Synthesis, spectral characterization, molecular modeling and antimicrobial studies of tridentate azo-dye Schiff base metal complexes

Abstract

Nine mononuclear Cr(III), Mn(II), Fe(III), Co(II), Ni(II), Cu(II), Zn(II), Cd(II) and Pt(IV) complexes of azo-dye Schiff’s base ligand were synthesized and determined by different physical techniques. All the nine metal complexes are reported using elemental analysis, molar conductance, magnetic susceptibility, IR, UV–Vis, thermal analysis and 1H NMR, 13C NMR, mass, SEM, TEM, EDX, XRD spectral studies. The molar conductance measurements of all the complexes in DMF solution correspond to non-electrolytic nature. All complexes were of the high-spin type and found to have six-coordinate octahedral geometry except the Cu(II) complex which was four coordinate, square planar.
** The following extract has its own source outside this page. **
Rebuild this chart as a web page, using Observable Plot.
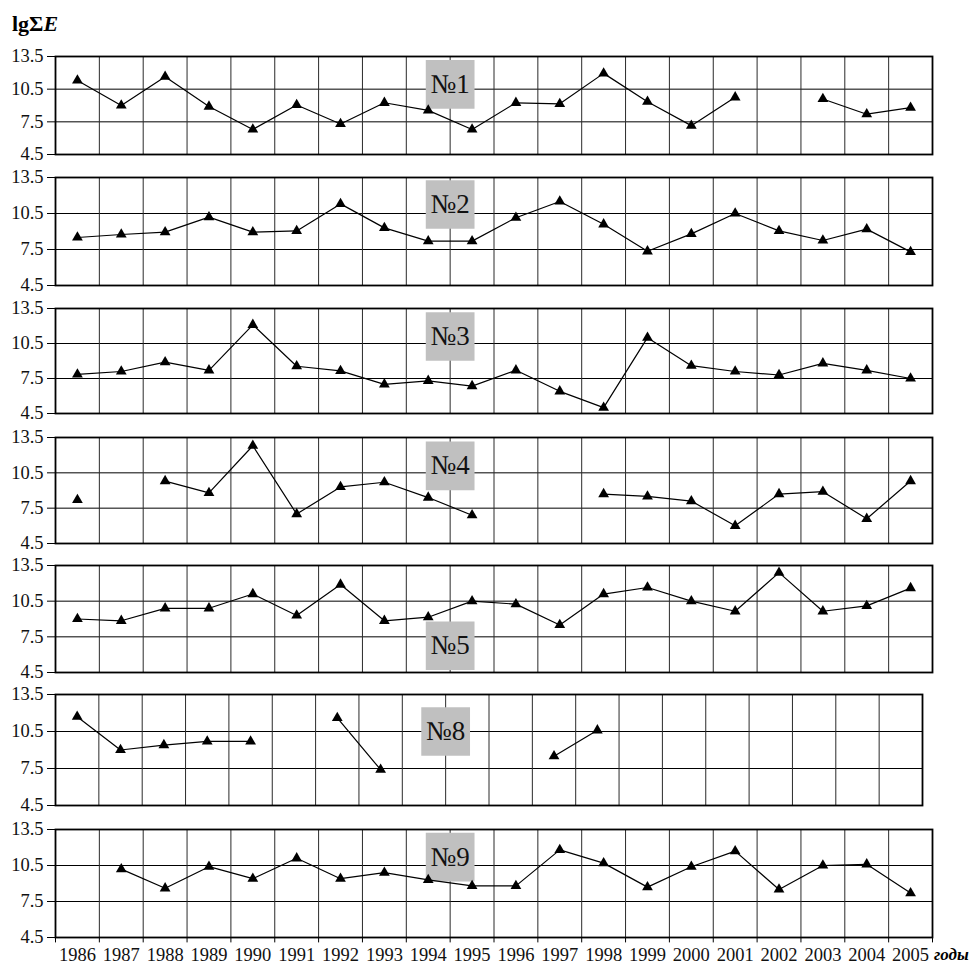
<!DOCTYPE html>
<html>
<head>
<meta charset="utf-8">
<script src="https://cdn.jsdelivr.net/npm/d3@7"></script>
<script src="https://cdn.jsdelivr.net/npm/@observablehq/plot@0.6"></script>
<style>
  body { margin: 0; background: #fff; }
  #wrap { position: relative; width: 976px; height: 970px; font-family: "Liberation Serif", "DejaVu Serif", serif; }
  .panel { position: absolute; left: 0; }
  .panel svg, .panel svg text { font-family: "Liberation Serif", "DejaVu Serif", serif !important; }
  #title { position: absolute; left: 12px; top: 11px; font-size: 22px; font-weight: bold; color: #000; }
  #xlab { position: absolute; left: 934px; top: 945px; font-size: 17px; font-weight: bold; font-style: italic; color: #000; }
</style>
</head>
<body>
<div id="wrap">
  <div id="title">lgΣ<i>E</i></div>
  <div id="xlab">годы</div>
</div>
<script>
// ---- data ----
const years = [1986, 1987, 1988, 1989, 1990, 1991, 1992, 1993, 1994, 1995,
               1996, 1997, 1998, 1999, 2000, 2001, 2002, 2003, 2004, 2005];
const yTicks = [4.5, 7.5, 10.5, 13.5];
const labels = ["№1", "№2", "№3", "№4", "№5", "№8", "№9"];

const s1 = [11.3, 9.0, 11.65, 8.9, 6.8, 9.05, 7.3, 9.25, 8.55, 6.8,
            9.25, 9.15, 11.95, 9.35, 7.15, 9.75, null, 9.6, 8.2, 8.8];
const s2 = [8.5, 8.75, 8.95, 10.2, 8.95, 9.05, 11.3, 9.3, 8.2, 8.2,
            10.15, 11.5, 9.6, 7.35, 8.8, 10.5, 9.05, 8.25, 9.2, 7.3];
const s3 = [7.85, 8.1, 8.9, 8.2, 12.1, 8.55, 8.15, 7.0, 7.3, 6.85,
            8.2, 6.4, 5.0, 11.0, 8.6, 8.1, 7.8, 8.8, 8.2, 7.5];
const s4 = [8.2, null, 9.8, 8.8, 12.8, 7.0, 9.3, 9.7, 8.4, 6.9,
            null, null, 8.7, 8.5, 8.1, 6.0, 8.7, 8.9, 6.6, 9.8];
const s5 = [9.0, 8.85, 9.9, 9.9, 11.1, 9.3, 11.9, 8.85, 9.15, 10.5,
            10.25, 8.5, 11.1, 11.65, 10.5, 9.65, 12.9, 9.65, 10.1, 11.6];
const s8 = [11.7, 9.0, 9.4, 9.7, 9.7, null, 11.6, 7.4, null, null,
            null, 8.5, 10.6, null, null, null, null, null, null, null];
const s9 = [null, 10.2, 8.6, 10.4, 9.4, 11.1, 9.4, 9.9, 9.3, 8.8,
            8.8, 11.8, 10.7, 8.7, 10.4, 11.7, 8.5, 10.5, 10.6, 8.2];
const series = [s1, s2, s3, s4, s5, s8, s9];

// ---- layout (frame tops / heights / label positions) ----
const frameTops = [56, 177, 308, 437, 565, 694, 829];
const frameHeights = [98, 108, 105, 106, 107, 111, 108];
const labelYs = [10.95, 11.25, 11.1, 11.1, 6.75, 10.5, 11.2];
const rightEdges = [932, 932, 932, 932, 932, 922, 932];

const wrap = document.getElementById("wrap");
const FONT = "'Liberation Serif', 'DejaVu Serif', serif";

series.forEach((vals, k) => {
  const last = k === series.length - 1;
  const mt = 8, mb = last ? 40 : 8;
  const rows = years.map((year, i) => ({year, v: vals[i]}));
  const inner = years.slice(0, -1).map(y => y + 0.5);
  const allBounds = [years[0] - 0.5, ...years.map(y => y + 0.5)];
  const lab = [{x: years[8] + 0.5, y: labelYs[k], text: labels[k]}];
  const plot = Plot.plot({
    width: 976,
    height: frameHeights[k] + mt + mb,
    marginLeft: 55,
    marginRight: 976 - rightEdges[k],
    marginTop: mt,
    marginBottom: mb,
    x: {domain: [years[0] - 0.5, years[years.length - 1] + 0.5], axis: null},
    y: {domain: [yTicks[0], yTicks[yTicks.length - 1]], axis: null},
    style: {fontFamily: FONT, fontSize: "18px", color: "#000", background: "transparent", overflow: "visible"},
    marks: [
      Plot.ruleY(yTicks.slice(1, -1), {stroke: "#000", strokeWidth: 1}),
      Plot.ruleX(inner, {stroke: "#2a2a2a", strokeWidth: 1}),
      Plot.axisY({ticks: yTicks, tickFormat: d => d.toFixed(1), tickSize: 8, tickPadding: 4,
                  fontSize: 18.5, fill: "#111", strokeWidth: 1}),
      last ? Plot.ruleX(allBounds, {y1: yTicks[0], y2: yTicks[0] - 0.45, stroke: "#000", strokeWidth: 1}) : null,
      last ? Plot.axisX({ticks: years, tickFormat: d => String(d), tickSize: 0, tickPadding: 10,
                         fontSize: 18.5, fill: "#111"}) : null,
      Plot.dot(lab, {x: "x", y: "y", symbol: "square", r: 27.5, fill: "#c0c0c0", stroke: "none"}),
      Plot.text(lab, {x: "x", y: "y", text: "text", fontSize: 27, fontFamily: FONT, fill: "#111"}),
      Plot.line(rows, {x: "year", y: "v", stroke: "#000", strokeWidth: 1.2}),
      Plot.dot(rows, {x: "year", y: "v", symbol: "triangle", fill: "#000", stroke: "none", r: 4}),
      Plot.frame({stroke: "#000", strokeWidth: 1.8})
    ]
  });
  const div = document.createElement("div");
  div.className = "panel";
  div.style.top = (frameTops[k] - mt) + "px";
  div.appendChild(plot);
  wrap.appendChild(div);
});
</script>
</body>
</html>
Quantum chemical calculations were performed with semi-empirical method to find the optimum geometry of the ligand and its complexes. In molecular modeling the geometries of azo-dye Schiff base ligand HL and its metal (II/III/IV) complexes were fully optimized with respect to the energy using the 6-31G basis set. These ligand and its metal complexes have also been screened for their in vitro antimicrobial activities.